Stepwise Working of K-Means Clustering

clusterflow

  • Step 1: Choose the value of K.
    • Choosing the value of K is the first step of the K-means clustering algorithm and most difficult to FIND. We can use WCSS but it does not help always.
    • Sometimes we have to derive the number of cluster according to the needs of the bussiness model. For example for daraz website, there are a customer based on season, offer sale and many more so we have to make a cluster according to that.

cluster

  • Step 2: Choose the initial centroids.
    • Once the value of K is decided, we have to choose the initial centroids. It is done by randomly selecting central points from the specific cluster.
  • Step 3: Assign data on Centroid of specific cluster.

    • We have a 3 cluster from above figure, so we have to choose 3 centroids. Here data points are assighned to each cluster by measuring the distance between the data point and the centroid.
    • We can use Manhattan or Euclidean distance to calculate the distance between the data point and the centroid.
  • Step 4: Update the centroid.

    • Once the centroid is assigned, we have to update the centroid. This is done by calculating the mean of the data points assigned to the centroid.
    • Centroid is updated continously untill there is no change in the centroid and this is the point when our algorithm is converged.

Elbow Method to Find the Optimal K

  • To find the optimal value of K we have to use the method called Within Cluster Sum of Square Method.
  • In this method, according to our cluster we have to maintain two criteria:
    • Distance between the clusters should be minimum.
    • Distance of the points to the centroid in the cluster should be minimum.
  • We are actually varying the number of clusters ( K ) from 1 – 9. For each value of K, we are calculating WCSS ( Within-Cluster Sum of Square ). - - WCSS is the sum of squared distance between each point and the centroid in a cluster. It is calculated using the following formula:

    wcss

  • When we plot the WCSS with the K value, the plot looks like an Elbow.

  • As the number of clusters increases, the WCSS value will start to decrease. WCSS value is largest when K = 1. When we analyze the graph we can see that the graph will rapidly change at a point and thus creating an elbow shape.
  • From this point, the graph starts to move almost parallel to the X-axis.
  • The K value corresponding to this point is the optimal K value or an optimal number of clusters. In our case 3 is the optimal K.

elbow

Interview Question Related to K-Means Clustering

  • 1 What is the difference between K-means and K-means++?

    • In k-means algorithm centroid initialization is done randomly. But in k-means++ algorithm, centroid initialization is done in such a way that it converges faster.
  • 2 How to choose the value of K?

    • We can use the elbow method to find the optimal K value.
    • Everytime Elbow method does not help so we have to generate cluster based on our business need, by consulting with a domain expert.
  • 3 What are the assumption of K-Means algorithm?

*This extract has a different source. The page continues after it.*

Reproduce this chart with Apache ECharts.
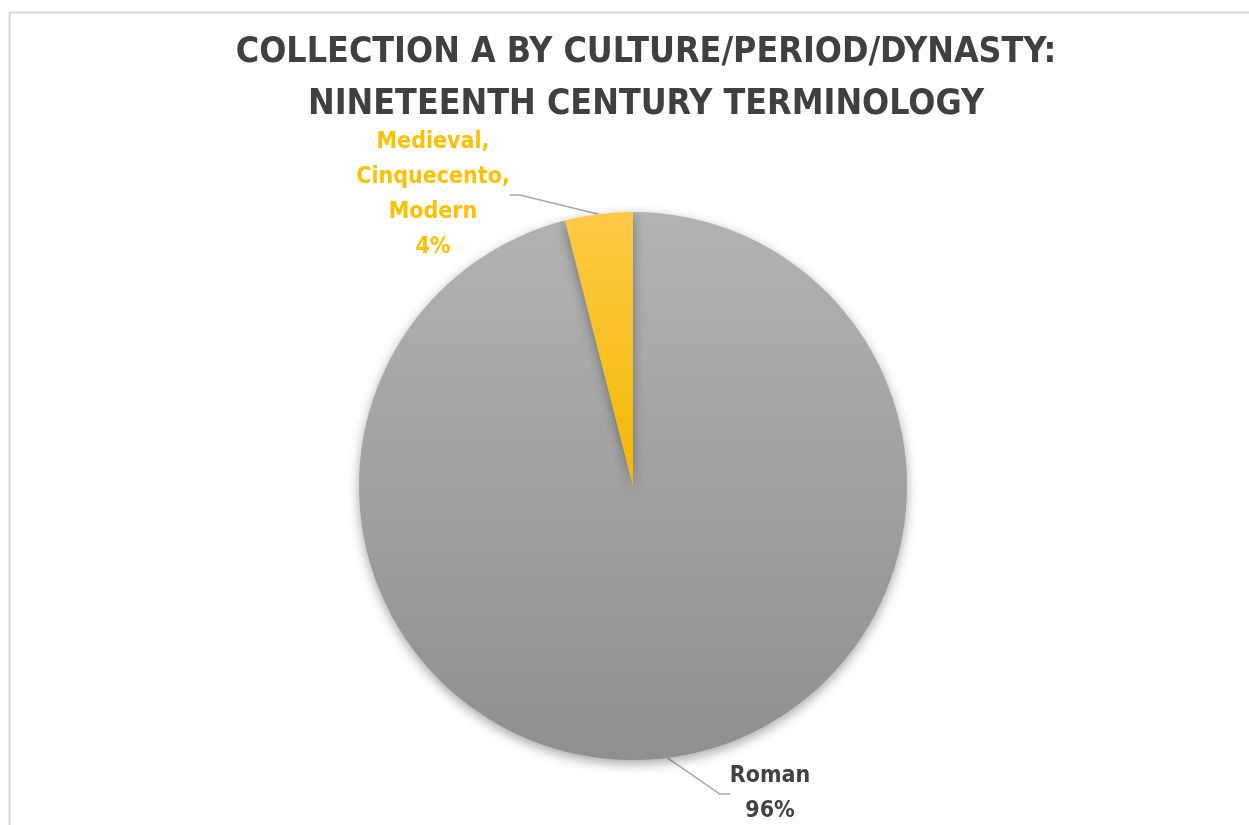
<!DOCTYPE html>
<html>
<head>
<meta charset="utf-8">
<script src="https://cdn.jsdelivr.net/npm/echarts@6/dist/echarts.min.js"></script>
<style>
  html, body { margin: 0; padding: 0; background: #ffffff; }
  #chart { width: 1249px; height: 825px; }
</style>
</head>
<body>
<div id="chart"></div>
<script>
// Share of collection A by culture / period / dynasty (percent)
const categories = ['Roman', 'Medieval, Cinquecento, Modern'];
const labelNames = ['Roman', 'Medieval,\nCinquecento,\nModern'];
const shares = [96, 4];

const sliceGradients = [
  ['#b2b2b2', '#8f8f8f'],
  ['#ffca48', '#f2b800']
];
const labelColors = ['#424242', '#ffc000'];

const chart = echarts.init(document.getElementById('chart'));

const data = categories.map((name, i) => ({
  name: name,
  value: shares[i],
  itemStyle: {
    color: new echarts.graphic.LinearGradient(0, 0, 0, 1, [
      { offset: 0, color: sliceGradients[i][0] },
      { offset: 1, color: sliceGradients[i][1] }
    ])
  },
  label: {
    color: labelColors[i],
    formatter: labelNames[i] + '\n{c}%'
  }
}));

// Label anchor points for the two slices
const labelSpots = [
  { x: 770, y: 794 },
  { x: 433, y: 195 }
];

const fontStack = 'DejaVu Sans Condensed, DejaVu Sans, sans-serif';

chart.setOption({
  backgroundColor: '#ffffff',
  title: {
    text: 'COLLECTION A BY CULTURE/PERIOD/DYNASTY:\nNINETEENTH CENTURY TERMINOLOGY',
    left: 641,
    textAlign: 'center',
    top: 22,
    textStyle: {
      fontFamily: fontStack,
      fontWeight: 'bold',
      fontSize: 35.5,
      lineHeight: 52,
      color: '#404040'
    }
  },
  graphic: [{
    type: 'rect',
    shape: { x: 9.5, y: 12.5, width: 1260, height: 840 },
    style: { fill: 'none', stroke: '#d9d9d9', lineWidth: 2 },
    silent: true
  }],
  series: [{
    type: 'pie',
    center: [633, 486],
    radius: [0, 274],
    startAngle: 90,
    clockwise: true,
    data: data,
    itemStyle: {
      shadowBlur: 12,
      shadowOffsetY: 4,
      shadowColor: 'rgba(0,0,0,0.35)'
    },
    label: {
      show: true,
      position: 'outside',
      fontFamily: fontStack,
      fontWeight: 'bold',
      fontSize: 23,
      lineHeight: 35,
      align: 'center'
    },
    labelLine: {
      show: true,
      length: 20,
      length2: 10,
      lineStyle: { color: '#a6a6a6', width: 1.5 }
    },
    labelLayout: function (params) {
      const s = labelSpots[params.dataIndex];
      return { x: s.x, y: s.y, align: 'center', verticalAlign: 'middle' };
    },
    emphasis: { disabled: true }
  }]
});
</script>
</body>
</html>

    • It assume that the data is normally distributed.
    • It assumes all the data is numerical.
  • 4 Will k-means algorithm work for categorical data?

    • It will work for categorical data but model will not perform well on these data since it assumes all data to be a numerical data.
  • 5 What is accuracy of your k-means clustering?

    • We cannot compute accuracy for a unsupervised learning algorithm. We can validate our cluster by using Dunn's Index or Silhoutte Score.
  • 6 What is the pros and cons of K-means clustering?

    • It is not good for more number of categorical data, but with numerical data it is good.
    • It is easy to use, deploy and understand.
    • It is resource intensive when we have large number of data.
  • 7 Why elbow curve is elbow not other?

    • Since for the first cluster the WCSS value is much higher than for the second or third or more. After some time it will become lower and then it will start to move parallel to the X-axis.
    • Elbow curve is the curve between the WCSS value and the K value.
  • 8 Why scaling is more important in k-means algorithm?

    • Scaling is perform to bring all the data to the same scale so that we can use the same algorithm to cluster the data. Generally it is bring down between 0 and 1.